▶ Instructions for the task
In the lines below, output everything from the first line through the line containing "0.92, 0.79, 0.65];" exactly as it is. Pictures are not part of the output.
┄┄┄┄┄┄
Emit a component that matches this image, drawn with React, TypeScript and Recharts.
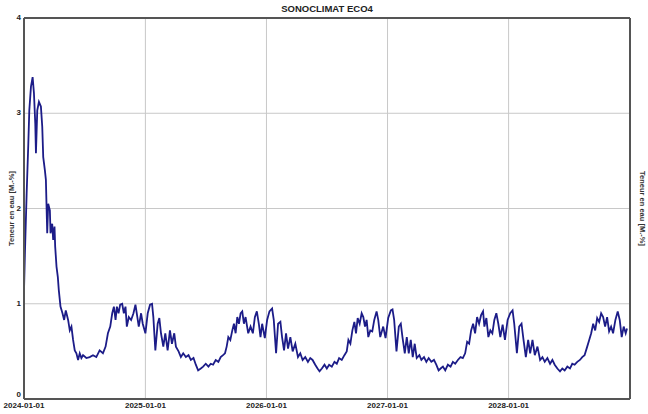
import React from 'react';
import { LineChart, Line, XAxis, YAxis, CartesianGrid, ReferenceLine } from 'recharts';

const DAY_MS = 86400000;
const START = Date.UTC(2024, 0, 1);
const END = Date.UTC(2029, 0, 1);

// days since 2024-01-01 / moisture readings [M.-%], one pair of arrays per stretch
const days2024 = [0, 3, 8, 13, 16, 21, 26, 30, 34, 36, 40, 45, 51, 55, 58, 63, 66, 70, 73, 78, 80, 85, 88, 92, 94, 98, 102, 105, 110, 116, 121, 126, 133, 138, 143, 148, 153, 158, 163, 168, 173, 178, 188, 198, 208, 218, 228, 238, 246, 253, 260, 266, 271, 276, 280, 285, 290, 296, 301, 306, 310, 316, 323, 330, 336, 340, 346, 353];
const vals2024 = [1.14, 1.56, 2.16, 2.68, 3.03, 3.28, 3.38, 3.21, 2.89, 2.58, 3.03, 3.12, 3.07, 2.86, 2.54, 2.4, 2.3, 1.74, 2.05, 1.98, 1.74, 1.84, 1.67, 1.81, 1.6, 1.39, 1.28, 1.14, 0.97, 0.9, 0.83, 0.93, 0.83, 0.72, 0.76, 0.62, 0.51, 0.48, 0.41, 0.48, 0.43, 0.46, 0.43, 0.44, 0.46, 0.44, 0.51, 0.48, 0.55, 0.69, 0.76, 0.9, 0.97, 0.83, 0.97, 0.9, 0.99, 1.0, 0.9, 0.97, 0.76, 0.86, 0.83, 0.9, 0.99, 0.9, 0.76, 0.9];

const days2025 = [358, 366, 373, 380, 386, 390, 396, 403, 408, 413, 420, 426, 433, 440, 446, 453, 458, 466, 473, 480, 488, 496, 503, 511, 518, 525, 533, 540, 548, 556, 563, 570, 578, 586, 593, 600, 606, 611, 616, 622, 628, 633, 638, 643, 648, 653, 658, 663, 668, 676, 683, 690, 696, 702, 708, 713];
const vals2025 = [0.79, 0.69, 0.9, 0.99, 1.0, 0.86, 0.51, 0.79, 0.85, 0.69, 0.55, 0.69, 0.51, 0.72, 0.58, 0.69, 0.55, 0.5, 0.44, 0.48, 0.44, 0.46, 0.41, 0.43, 0.36, 0.3, 0.32, 0.34, 0.37, 0.34, 0.37, 0.36, 0.41, 0.39, 0.44, 0.46, 0.48, 0.55, 0.65, 0.62, 0.72, 0.79, 0.69, 0.86, 0.79, 0.9, 0.92, 0.79, 0.86, 0.69, 0.76, 0.69, 0.86, 0.92, 0.79, 0.65];

const days2026 = [718, 726, 733, 740, 748, 753, 760, 766, 773, 778, 784, 790, 796, 803, 810, 818, 826, 833, 840, 848, 856, 863, 870, 878, 885, 891, 898, 906, 913, 920, 928, 936, 943, 950, 958, 966, 973, 978, 984, 990, 996, 1001, 1006, 1012, 1018, 1023, 1028, 1033, 1038, 1044, 1050, 1056, 1063, 1068, 1074];
const vals2026 = [0.79, 0.64, 0.83, 0.92, 0.95, 0.83, 0.48, 0.79, 0.81, 0.65, 0.51, 0.69, 0.53, 0.65, 0.5, 0.58, 0.44, 0.48, 0.41, 0.44, 0.39, 0.43, 0.41, 0.36, 0.32, 0.29, 0.32, 0.36, 0.32, 0.36, 0.34, 0.39, 0.37, 0.43, 0.41, 0.46, 0.5, 0.62, 0.58, 0.72, 0.81, 0.69, 0.85, 0.79, 0.9, 0.86, 0.76, 0.83, 0.65, 0.72, 0.71, 0.83, 0.92, 0.83, 0.65];

const days2027 = [1083, 1090, 1098, 1106, 1111, 1116, 1123, 1130, 1136, 1141, 1148, 1154, 1160, 1166, 1172, 1178, 1184, 1192, 1198, 1206, 1213, 1220, 1228, 1236, 1243, 1250, 1256, 1263, 1270, 1278, 1286, 1293, 1300, 1308, 1316, 1323, 1330, 1336, 1342, 1348, 1354, 1360, 1366, 1372, 1378, 1384, 1388, 1394, 1400, 1406, 1412, 1418, 1424, 1430, 1436];
const vals2027 = [0.76, 0.64, 0.85, 0.93, 0.94, 0.83, 0.5, 0.76, 0.79, 0.65, 0.48, 0.65, 0.48, 0.62, 0.44, 0.58, 0.43, 0.46, 0.41, 0.44, 0.39, 0.43, 0.39, 0.41, 0.36, 0.3, 0.32, 0.34, 0.3, 0.36, 0.34, 0.39, 0.37, 0.41, 0.44, 0.43, 0.48, 0.6, 0.58, 0.72, 0.79, 0.69, 0.86, 0.79, 0.88, 0.92, 0.76, 0.85, 0.65, 0.72, 0.69, 0.83, 0.9, 0.79, 0.65];

const days2028 = [1443, 1450, 1458, 1466, 1473, 1478, 1486, 1493, 1500, 1506, 1513, 1520, 1526, 1533, 1540, 1548, 1556, 1563, 1570, 1578, 1586, 1593, 1600, 1608, 1616, 1623, 1630, 1638, 1646, 1653, 1660, 1668, 1676, 1683, 1690, 1698, 1704, 1710, 1716, 1722, 1728, 1734, 1740, 1746, 1752, 1758, 1764, 1770, 1776, 1783, 1790, 1796, 1802, 1808, 1814, 1818];
const vals2028 = [0.78, 0.62, 0.83, 0.9, 0.93, 0.79, 0.48, 0.76, 0.79, 0.62, 0.44, 0.62, 0.48, 0.62, 0.46, 0.55, 0.41, 0.44, 0.39, 0.43, 0.37, 0.41, 0.36, 0.32, 0.29, 0.32, 0.3, 0.34, 0.32, 0.37, 0.36, 0.39, 0.41, 0.44, 0.46, 0.55, 0.62, 0.69, 0.79, 0.72, 0.85, 0.81, 0.9, 0.86, 0.76, 0.86, 0.71, 0.76, 0.69, 0.83, 0.92, 0.83, 0.65, 0.76, 0.69, 0.74];

const yearTicks = ['2024-01-01', '2025-01-01', '2026-01-01', '2027-01-01', '2028-01-01'];
const valueTicks = [0, 1, 2, 3, 4];

const allDays = [...days2024, ...days2025, ...days2026, ...days2027, ...days2028];
const allVals = [...vals2024, ...vals2025, ...vals2026, ...vals2027, ...vals2028];
const data = allDays.map((d, i) => ({ t: START + d * DAY_MS, v: allVals[i] }));

const FONT = '"Liberation Sans", Arial, sans-serif';
const tickStyle = { fontSize: 8, fill: '#222', fontFamily: FONT, fontWeight: 700 };

const fmtDate = (ms: number) => new Date(ms).toISOString().slice(0, 10);

// value ticks; the 0 is nudged up so it clears the first date label
const ValueTick = ({ x, y, payload, textAnchor }: any) => (
    <text
        x={x}
        y={payload.value === 0 ? y - 4 : y}
        textAnchor={textAnchor}
        dominantBaseline="middle"
        style={tickStyle}
    >
        {payload.value}
    </text>
);

const AxisTitle = ({ viewBox, side }: any) => {
    const vb = viewBox || {};
    const cy = (vb.y ?? 18) + (vb.height ?? 381) / 2;
    const cx = side === 'left' ? 12 : 642;
    const angle = side === 'left' ? -90 : 90;
    return (
        <text
            x={cx}
            y={cy}
            transform={`rotate(${angle} ${cx} ${cy})`}
            textAnchor="middle"
            dominantBaseline="middle"
            style={{ fontSize: 7.5, fill: '#333', fontFamily: FONT, fontWeight: 700 }}
        >
            Teneur en eau [M.-%]
        </text>
    );
};

export default function App() {
    return (
        <div style={{ position: 'absolute', left: 0, top: 0, width: 648, height: 414, background: '#fff' }}>
            <div
                style={{
                    position: 'absolute',
                    left: 24,
                    width: 606,
                    top: 3,
                    textAlign: 'center',
                    fontFamily: FONT,
                    fontSize: 9.5,
                    fontWeight: 700,
                    color: '#222',
                }}
            >
                SONOCLIMAT ECO4
            </div>
            <LineChart width={648} height={414} data={data} margin={{ top: 18, right: 0, bottom: 0, left: 0 }}>
                <CartesianGrid stroke="#c8c8c8" strokeWidth={1} yAxisId="left" />
                <XAxis
                    dataKey="t"
                    type="number"
                    scale="time"
                    domain={[START, END]}
                    ticks={yearTicks.map((s) => Date.parse(s))}
                    tickFormatter={fmtDate}
                    height={15}
                    tick={tickStyle}
                    tickLine={false}
                    tickSize={2}
                    tickMargin={1}
                    axisLine={{ stroke: '#555', strokeWidth: 2 }}
                    allowDataOverflow
                />
                <YAxis
                    yAxisId="left"
                    orientation="left"
                    width={24}
                    domain={[0, 4]}
                    ticks={valueTicks}
                    tick={<ValueTick />}
                    tickLine={false}
                    tickSize={2}
                    tickMargin={1}
                    axisLine={{ stroke: '#555', strokeWidth: 2 }}
                    label={{ content: (p: any) => <AxisTitle {...p} side="left" /> }}
                />
                <YAxis
                    yAxisId="right"
                    orientation="right"
                    width={18}
                    domain={[0, 4]}
                    ticks={valueTicks}
                    tick={tickStyle}
                    tickLine={false}
                    tickSize={2}
                    tickMargin={1}
                    axisLine={{ stroke: '#555', strokeWidth: 2 }}
                    label={{ content: (p: any) => <AxisTitle {...p} side="right" /> }}
                />
                <ReferenceLine yAxisId="left" y={4} stroke="#555" strokeWidth={2} />
                <Line
                    yAxisId="left"
                    dataKey="v"
                    type="linear"
                    stroke="#1c1c88"
                    strokeWidth={1.8}
                    dot={false}
                    isAnimationActive={false}
                />
            </LineChart>
        </div>
    );
}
┄┄┄┄┄┄
▶ Solution to this exercise
Emit a component that matches this image, drawn with React, TypeScript and Recharts.
import React from 'react';
import { LineChart, Line, XAxis, YAxis, CartesianGrid, ReferenceLine } from 'recharts';

const DAY_MS = 86400000;
const START = Date.UTC(2024, 0, 1);
const END = Date.UTC(2029, 0, 1);

// days since 2024-01-01 / moisture readings [M.-%], one pair of arrays per stretch
const days2024 = [0, 3, 8, 13, 16, 21, 26, 30, 34, 36, 40, 45, 51, 55, 58, 63, 66, 70, 73, 78, 80, 85, 88, 92, 94, 98, 102, 105, 110, 116, 121, 126, 133, 138, 143, 148, 153, 158, 163, 168, 173, 178, 188, 198, 208, 218, 228, 238, 246, 253, 260, 266, 271, 276, 280, 285, 290, 296, 301, 306, 310, 316, 323, 330, 336, 340, 346, 353];
const vals2024 = [1.14, 1.56, 2.16, 2.68, 3.03, 3.28, 3.38, 3.21, 2.89, 2.58, 3.03, 3.12, 3.07, 2.86, 2.54, 2.4, 2.3, 1.74, 2.05, 1.98, 1.74, 1.84, 1.67, 1.81, 1.6, 1.39, 1.28, 1.14, 0.97, 0.9, 0.83, 0.93, 0.83, 0.72, 0.76, 0.62, 0.51, 0.48, 0.41, 0.48, 0.43, 0.46, 0.43, 0.44, 0.46, 0.44, 0.51, 0.48, 0.55, 0.69, 0.76, 0.9, 0.97, 0.83, 0.97, 0.9, 0.99, 1.0, 0.9, 0.97, 0.76, 0.86, 0.83, 0.9, 0.99, 0.9, 0.76, 0.9];

const days2025 = [358, 366, 373, 380, 386, 390, 396, 403, 408, 413, 420, 426, 433, 440, 446, 453, 458, 466, 473, 480, 488, 496, 503, 511, 518, 525, 533, 540, 548, 556, 563, 570, 578, 586, 593, 600, 606, 611, 616, 622, 628, 633, 638, 643, 648, 653, 658, 663, 668, 676, 683, 690, 696, 702, 708, 713];
const vals2025 = [0.79, 0.69, 0.9, 0.99, 1.0, 0.86, 0.51, 0.79, 0.85, 0.69, 0.55, 0.69, 0.51, 0.72, 0.58, 0.69, 0.55, 0.5, 0.44, 0.48, 0.44, 0.46, 0.41, 0.43, 0.36, 0.3, 0.32, 0.34, 0.37, 0.34, 0.37, 0.36, 0.41, 0.39, 0.44, 0.46, 0.48, 0.55, 0.65, 0.62, 0.72, 0.79, 0.69, 0.86, 0.79, 0.9, 0.92, 0.79, 0.86, 0.69, 0.76, 0.69, 0.86, 0.92, 0.79, 0.65];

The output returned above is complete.